Nestlé to the rescue
Nestlé will invest USD 1 bn to save coffee from climate-related threats. The world’s largest coffee company, Nestle, has committed to investing upward of CHF 1 bn (USD 1 bn) to encourage sustainable farming among suppliers, as farmers contend with extreme weather and other climate change-related challenges, Bloomberg writes. The Swiss company, which works with upward of 500k farmers, will train them on best planting techniques and offer them cash incentives to take action to mitigate crop threats to improve soil health, plant fertility and optimize water usage. The company is looking to source all of its coffee responsibly by the middle of this decade, up from 82% in 2021.

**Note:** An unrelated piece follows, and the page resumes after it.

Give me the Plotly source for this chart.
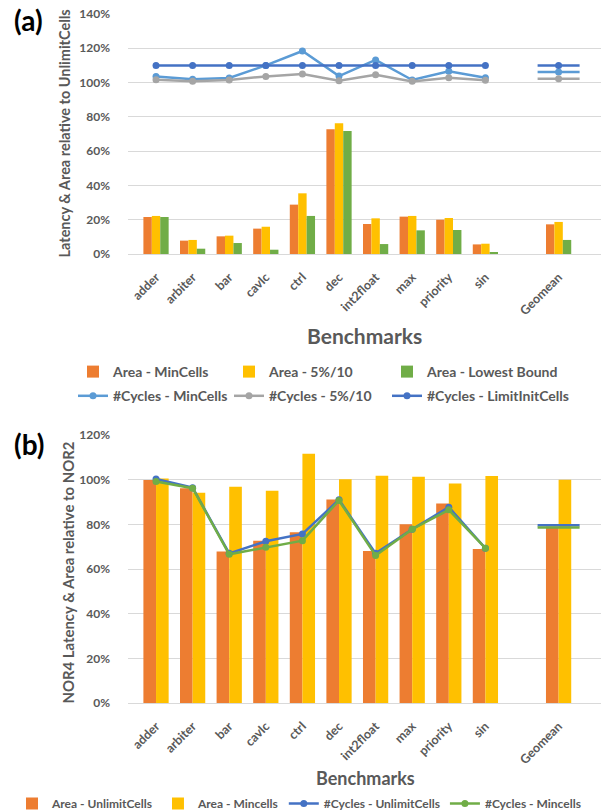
import plotly.graph_objects as go

# ---------------- data ----------------
categories = ["adder", "arbiter", "bar", "cavlc", "ctrl", "dec", "int2float",
              "max", "priority", "sin", " ", "Geomean"]
bench = categories[:10]
geo = ["Geomean"]

# panel (a) bars (%)
a_area_min = [21.6, 7.8, 10.3, 14.8, 28.8, 72.7, 17.5, 21.8, 20.0, 5.6, None, 17.3]
a_area_5 = [22.2, 8.2, 10.7, 15.9, 35.4, 76.2, 20.8, 22.2, 21.0, 6.0, None, 18.7]
a_area_low = [21.6, 3.1, 6.4, 2.5, 22.2, 71.8, 5.8, 13.8, 14.0, 0.6, None, 8.2]
# panel (a) lines (%)
a_cyc_min = [103.6, 101.9, 102.7, 110.0, 118.4, 103.8, 113.2, 101.5, 106.6, 102.8]
a_cyc_5 = [101.7, 100.7, 101.5, 103.6, 105.0, 101.1, 104.6, 100.7, 102.8, 101.3]
a_cyc_lim = [110, 110, 110, 110, 110, 110, 110, 110, 110, 110]
a_geo_min = [106.2]
a_geo_5 = [102.3]
a_geo_lim = [110.0]

# panel (b) bars (%)
b_area_unl = [99.8, 96.2, 67.8, 72.6, 76.5, 91.1, 68.1, 80.0, 89.3, 69.0, None, 79.0]
b_area_min = [100.5, 94.1, 96.8, 95.0, 111.6, 100.2, 101.7, 101.3, 98.3, 101.6, None, 100.0]
# panel (b) lines (%)
b_cyc_unl = [100.3, 96.4, 67.0, 72.4, 75.7, 91.0, 67.0, 77.8, 87.7, 69.3]
b_cyc_min = [99.2, 96.2, 66.6, 69.7, 72.7, 90.7, 66.0, 77.8, 86.5, 69.3]
b_geo_unl = [79.6]
b_geo_min = [78.6]

a_ticks = [0, 20, 40, 60, 80, 100, 120, 140]
b_ticks = [0, 20, 40, 60, 80, 100, 120]

ORANGE = "#ED7D31"
YELLOW = "#FFC000"
GREEN = "#70AD47"
LBLUE = "#5B9BD5"
GRAY = "#A5A5A5"
DBLUE = "#4472C4"
TXT = "#595959"
FONT = "Lato"

fig = go.Figure()

# ---------- panel (a) ----------
a_bar_specs = [("Area - MinCells", a_area_min, ORANGE, "legend"),
               ("Area - 5%/10", a_area_5, YELLOW, "legend2"),
               ("Area - Lowest Bound", a_area_low, GREEN, "legend3")]
for name, vals, col, leg in a_bar_specs:
    fig.add_trace(go.Bar(x=categories, y=vals, name=name, marker_color=col,
                         marker_line_width=0, xaxis="x", yaxis="y",
                         offsetgroup=name, legend=leg, legendgroup="bars",
                         legendrank=1))

a_line_specs = [("#Cycles - MinCells", a_cyc_min, a_geo_min, LBLUE, "legend"),
                ("#Cycles - 5%/10", a_cyc_5, a_geo_5, GRAY, "legend2"),
                ("#Cycles - LimitInitCells", a_cyc_lim, a_geo_lim, DBLUE, "legend3")]
for name, vals, gvals, col, leg in a_line_specs:
    fig.add_trace(go.Scatter(x=bench, y=vals, name=name, mode="lines+markers",
                             line=dict(color=col, width=2.5),
                             marker=dict(color=col, size=7),
                             xaxis="x", yaxis="y", legend=leg, legendgroup="lines",
                             legendrank=2))
    fig.add_trace(go.Scatter(x=geo, y=gvals, mode="markers", showlegend=False,
                             marker=dict(symbol="line-ew", size=30,
                                         line=dict(color=col, width=2.5)),
                             xaxis="x", yaxis="y", hoverinfo="skip"))
    fig.add_trace(go.Scatter(x=geo, y=gvals, mode="markers", showlegend=False,
                             marker=dict(color=col, size=7),
                             xaxis="x", yaxis="y"))

# ---------- panel (b) ----------
for name, vals, col in [("Area - UnlimitCells", b_area_unl, ORANGE),
                        ("Area - Mincells", b_area_min, YELLOW)]:
    fig.add_trace(go.Bar(x=categories, y=vals, name=name, marker_color=col,
                         marker_line_width=0, xaxis="x2", yaxis="y2",
                         offsetgroup=name + "b", legend="legend4"))

for name, vals, gvals, col in [("#Cycles - UnlimitCells", b_cyc_unl, b_geo_unl, DBLUE),
                               ("#Cycles - Mincells", b_cyc_min, b_geo_min, GREEN)]:
    fig.add_trace(go.Scatter(x=bench, y=vals, name=name, mode="lines+markers",
                             line=dict(color=col, width=2.5),
                             marker=dict(color=col, size=7),
                             xaxis="x2", yaxis="y2", legend="legend4"))
    fig.add_trace(go.Scatter(x=geo, y=gvals, mode="markers", showlegend=False,
                             marker=dict(symbol="line-ew", size=30,
                                         line=dict(color=col, width=2.5)),
                             xaxis="x2", yaxis="y2", hoverinfo="skip"))

W, H = 606, 812
xdom = [128 / W, 601 / W]
xtickfont = dict(family=FONT, size=12.5, color=TXT, weight="bold")
ytickfont = dict(family=FONT, size=12, color=TXT, weight="bold")

xcommon = dict(type="category", categoryorder="array", categoryarray=categories,
               tickangle=-45, tickfont=xtickfont, showgrid=False, automargin=False,
               showline=True, linecolor="#D9D9D9", linewidth=1, ticks="",
               ticklabelstandoff=10, domain=xdom, fixedrange=True)
ycommon = dict(tickfont=ytickfont, gridcolor="#D9D9D9", gridwidth=1, automargin=False,
               zeroline=False, showline=False, ticks="", ticklabelstandoff=17,
               fixedrange=True)

legfont = dict(family=FONT, size=14, color=TXT, weight="bold")
title_font = dict(family=FONT, color=TXT, weight="bold")


def col_legend(xpix):
    return dict(orientation="v", x=xpix / W, y=1 - 356 / H, xanchor="left",
                yanchor="top", traceorder="grouped", tracegroupgap=3,
                font=legfont, bgcolor="rgba(0,0,0,0)", itemwidth=30)


fig.update_layout(
    width=W, height=H,
    margin=dict(l=0, r=0, t=0, b=0, autoexpand=False),
    paper_bgcolor="white", plot_bgcolor="white",
    barmode="group", bargap=0.31, bargroupgap=0,
    font=dict(family=FONT, color=TXT),
    xaxis=dict(**xcommon, anchor="y"),
    yaxis=dict(**ycommon, domain=[1 - 254 / H, 1 - 14 / H], range=[0, 140],
               tickvals=a_ticks, ticktext=[f"{v}%" for v in a_ticks], anchor="x"),
    xaxis2=dict(**xcommon, anchor="y2"),
    yaxis2=dict(**ycommon, domain=[1 - 703 / H, 1 - 435 / H], range=[0, 120],
                tickvals=b_ticks, ticktext=[f"{v}%" for v in b_ticks], anchor="x2"),
    legend=col_legend(73),
    legend2=col_legend(229),
    legend3=col_legend(387),
    legend4=dict(orientation="h", x=12 / W, y=1 - 789 / H, xanchor="left", yanchor="top",
                 entrywidth=0, traceorder="normal",
                 font=dict(family=FONT, size=12, color=TXT, weight="bold"),
                 bgcolor="rgba(0,0,0,0)", itemwidth=30),
    annotations=[
        dict(text="(a)", x=12 / W, y=1 - 20 / H, xref="paper", yref="paper",
             xanchor="left", yanchor="middle", showarrow=False,
             font=dict(family=FONT, size=28, color="black", weight="bold")),
        dict(text="(b)", x=12 / W, y=1 - 444 / H, xref="paper", yref="paper",
             xanchor="left", yanchor="middle", showarrow=False,
             font=dict(family=FONT, size=28, color="black", weight="bold")),
        dict(text="Latency & Area relative to UnlimitCells", textangle=-90,
             x=64 / W, y=1 - 133.5 / H, xref="paper", yref="paper",
             xanchor="center", yanchor="middle", showarrow=False,
             font=dict(**title_font, size=14.5)),
        dict(text="NOR4 Latency & Area relative to NOR2", textangle=-90,
             x=67 / W, y=1 - 572.5 / H, xref="paper", yref="paper",
             xanchor="center", yanchor="middle", showarrow=False,
             font=dict(**title_font, size=14.9)),
        dict(text="Benchmarks", x=364.5 / W, y=1 - 335 / H, xref="paper",
             yref="paper", xanchor="center", yanchor="middle", showarrow=False,
             font=dict(**title_font, size=21)),
        dict(text="Benchmarks", x=365 / W, y=1 - 778 / H, xref="paper",
             yref="paper", xanchor="center", yanchor="middle", showarrow=False,
             font=dict(**title_font, size=18)),
    ],
)

fig.write_html("out.html", config={"displayModeBar": False},
               post_script="document.body.style.margin='0';document.body.style.overflow='hidden';")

Coffee-arable land is shrinking due to extreme weather, and coffee growers are taking the hit, as we noted last week. One estimate predicted that the area suitable for growing coffee will shrink by almost 50% by 2050. Coffee growers have been among the most impacted by climate change, leading some foodtech innovators to explore beanless coffee, which uses upcycled plant-based ingredients like sunflower seed husks and watermelon seeds (please, God, save us from Frankenfoods). Droughts followed by severe, unseasonal frost earlier this year in Brazil’s coffee-growing regions slashed the country’s arabica harvests by 40% and damaged trees, making it likely that next season’s harvest will be affected as well.